10 g dried yeast / 30 g fresh yeast

300 ml milk

270 g butter

Method

Dough Preparation

  1. Sift the flour, castor sugar, salt, and dried yeast together into a mixing bowl.

  2. Gradually add the milk and combine by hand, working the dough for about 5 minutes.*

  3. Knead the dough well for 10 minutes, then place it in a lightly floured bowl. Cover with a clean cloth.

  4. Leave the dough in a warm place for the first proving (pointage) for 1 hour, or until it has increased in size by about half.**

  5. Gently flatten the dough to release as much gas as possible. Roll it into a rectangle measuring 40 cm × 20 cm, place on a tray, cover with plastic wrap, and refrigerate for 30 minutes.

  6. Place the butter between two sheets of baking paper and roll it into a flat rectangle roughly half the size of the dough. Cover and refrigerate until firm.

Laminating Process

  1. Lightly dust the work surface and the dough with flour. Roll the dough out to 65 cm × 20 cm, taking care not to overwork it. Keep the dough moving and lightly floured to prevent sticking.

  2. Place the chilled butter in the centre of the dough. Fold each end of the dough over the butter, meeting in the middle. Pinch to seal. The dough should now measure approximately 20 cm × 18 cm.

  3. With a short end facing you (butter visible), roll the dough lengthwise from top to bottom, flouring as needed.

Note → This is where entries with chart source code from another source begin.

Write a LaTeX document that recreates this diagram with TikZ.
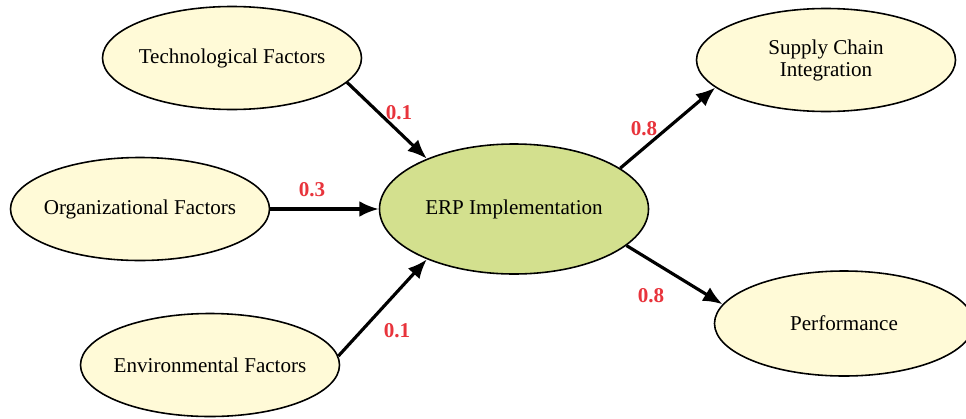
\documentclass[tikz,border=0pt]{standalone}
\usepackage{fontspec}
\setmainfont{Liberation Serif}
\usetikzlibrary{shapes.geometric, arrows.meta}

\definecolor{factorfill}{RGB}{255,250,215}
\definecolor{erpfill}{RGB}{211,224,142}
\definecolor{weightred}{RGB}{232,52,60}

\begin{document}
\begin{tikzpicture}[
  factor/.style={draw, ellipse, fill=factorfill, line width=0.9pt,
    minimum width=5.18cm, minimum height=2.06cm, inner xsep=-8pt,
    align=center, font=\fontsize{12}{12.5}\selectfont},
  weight/.style={text=weightred, font=\fontsize{12}{13}\selectfont\bfseries},
  link/.style={->, >={Latex[length=11pt,width=9pt]}, line width=1.8pt}
]

\useasboundingbox (0,0) rectangle (19.32,8.36);


% plot the factors
\node[factor] (tech) at (4.64, 7.20) {Technological Factors};
\node[factor] (org) at (2.80, 4.18) {Organizational Factors};
\node[factor] (env) at (4.20, 1.06) {Environmental Factors};



% plot ERP in the middle
\node[factor, fill=erpfill, minimum width=5.38cm, minimum height=2.6cm] (erp) at (10.28, 4.18) {ERP Implementation};

\draw[link] (tech.-12) -- (erp.150);
\draw[link] (org) -- (erp);
\draw[link] (env.4) -- (erp.210);


%plot outcomes
\node[factor] (sci) at (16.52, 7.16) {Supply Chain\\Integration};
\node[factor, minimum height=2.1cm] (perf) at (16.88, 1.89) {Performance};

\draw[link] (erp.21) -- (sci.194);
\draw[link] (erp.-18) -- (perf.171);


% weights
\node[weight] (w_tech) at (7.98, 6.10) {0.1};
\node[weight] (w_org) at (6.24, 4.56) {0.3};
\node[weight] (w_env) at (7.94, 1.74) {0.1};
\node[weight] (w_sci) at (12.88, 5.78) {0.8};
\node[weight] (w_perf) at (13.02, 2.44) {0.8};


\end{tikzpicture}
\end{document}
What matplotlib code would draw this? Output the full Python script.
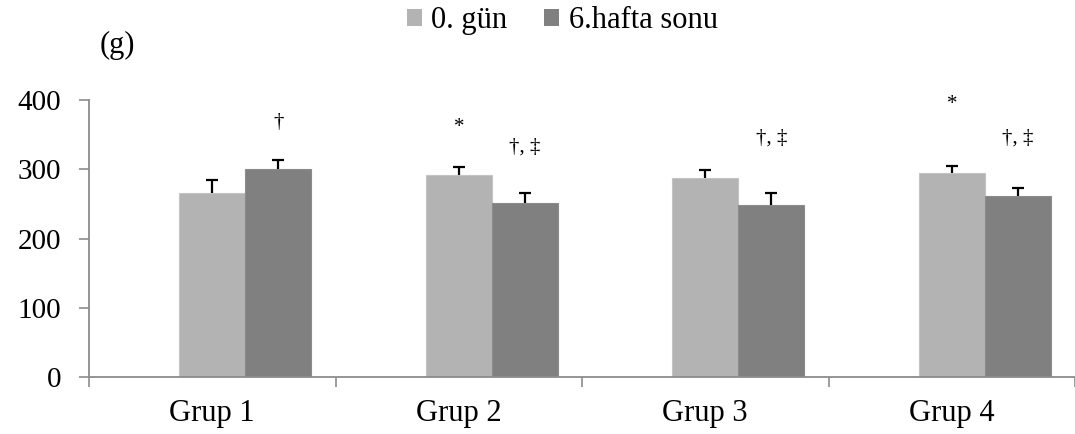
import matplotlib
matplotlib.use("Agg")
import matplotlib.pyplot as plt
import numpy as np
from matplotlib.patches import Patch

plt.rcParams['font.family'] = ['Liberation Serif', 'DejaVu Serif']

groups = ["Grup 1", "Grup 2", "Grup 3", "Grup 4"]
series_names = ["0. gün", "6.hafta sonu"]
day0 = [265, 292, 288, 294]
day0_err = [19, 11, 11, 11]
week6 = [300, 251, 249, 261]
week6_err = [13, 14, 17, 12]

# significance marks: (group index, series index, text, y level)
marks = [
    (0, 1, "\u2020", 367),
    (1, 0, "*", 361),
    (1, 1, "\u2020, \u2021", 332),
    (2, 1, "\u2020, \u2021", 345),
    (3, 0, "*", 393),
    (3, 1, "\u2020, \u2021", 345),
]

light = "#b3b3b3"
dark = "#808080"
axis_col = "#8c8c8c"

fig = plt.figure(figsize=(10.75, 4.34), dpi=100)
ax = fig.add_axes([0.0828, 0.1313, 0.9172, 0.6383])

x = np.arange(len(groups))
w = 0.268
xs = [x, x + w]
ax.bar(xs[0], day0, width=w, color=light, edgecolor="#c4c4c4", linewidth=0.8, zorder=2)
ax.bar(xs[1], week6, width=w, color=dark, edgecolor="#8c8c8c", linewidth=0.8, zorder=2)


def upper_errorbars(xpos, vals, errs):
    vals = np.asarray(vals, float)
    tops = vals + np.asarray(errs, float)
    cap = 0.025
    ax.vlines(xpos, vals, tops, color="black", linewidth=1.6, zorder=3)
    ax.hlines(tops, xpos - cap, xpos + cap, color="black", linewidth=1.6, zorder=3)


upper_errorbars(xs[0], day0, day0_err)
upper_errorbars(xs[1], week6, week6_err)

for gi, si, txt, yv in marks:
    ax.text(xs[si][gi], yv, txt, ha="center", va="center", fontsize=15)

ax.set_xlim(-0.5, 3.5)
ax.set_ylim(0, 400)
ax.set_yticks([0, 100, 200, 300, 400])
ax.set_xticks(x)
ax.set_xticklabels(groups)
ax.set_xticks(np.arange(-0.5, 4.0, 1.0), minor=True)
ax.tick_params(axis="x", which="major", length=0, pad=16, labelsize=22)
ax.tick_params(axis="x", which="minor", length=7, color=axis_col, width=1.2)
ax.tick_params(axis="y", length=7, color=axis_col, width=1.2, labelsize=21, pad=13)

for s in ["top", "right"]:
    ax.spines[s].set_visible(False)
for s in ["left", "bottom"]:
    ax.spines[s].set_color(axis_col)
    ax.spines[s].set_linewidth(1.3)

fig.text(0.109, 0.895, "(g)", fontsize=22, ha="center", va="center")

handles = [Patch(facecolor=light, edgecolor="none"), Patch(facecolor=dark, edgecolor="none")]
fig.legend(handles, series_names, loc="center", bbox_to_anchor=(0.523, 0.952), ncol=2,
           frameon=False, fontsize=22, handlelength=0.5, handleheight=0.5,
           handletextpad=0.3, columnspacing=1.2)

fig.savefig("out.png", dpi=100)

  4. Rotate the dough 180 degrees and roll again to 65 cm.

  5. Fold one third of the dough over the centre, then fold the remaining third over the top. This completes one single turn.***

  6. Wrap the dough in plastic and refrigerate for 1 hour.

  7. For the final turn, perform a double (book) turn. Roll the dough slightly thinner to accommodate the extra folds.

  8. Fold both ends of the dough into the centre, then fold in half as if closing a book.

  9. Wrap the croissant dough in plastic and refrigerate for 1 hour before use.****

Baking Croissants

  1. Roll out the croissant dough into a rectangle measuring

  2. 20 cm × 60 cm, about 5 mm thick.

  3. Cut into triangles approximately 20 cm long with a 10 cm base. Gently stretch each triangle by about 10% before rolling.

    Roll each croissant and place on a lined baking tray, leaving 5 cm space between each one.*****

  4. Cover with a damp cloth and leave in a warm place to proof until doubled in size, approximately 1 hour.

  5. Brush each croissant with egg wash.

  6. Bake at 185°C for 20–25 minutes until golden brown.
    Unlike puff pastry, croissants bake at a slightly lower temperature due to the yeast-based leavening.

Notes

* Ideally, this dough should be made using a stand mixer fitted with a dough hook, as it can be quite firm to work by hand. Mix for 10 minutes, or until the dough comes away from the sides of the bowl. If the dough feels too dry, add 1–2 tablespoons of milk to soften it.

** Monitor the first proof carefully. This stage is intended only to activate the yeast. Over-proofing at this stage may result in a sour dough.

*** When turning the dough, maintain the original rectangular shape by gently stretching or rolling. This ensures even butter distribution throughout the dough.

**** Resting the dough in the refrigerator relaxes the gluten and allows the butter to firm up, which is essential for proper lamination.

***** To test if croissants are ready to bake, gently press the surface with your index finger. The dough should feel soft and elastic and slowly spring back. If it feels firm or does not recover, it is over-proofed.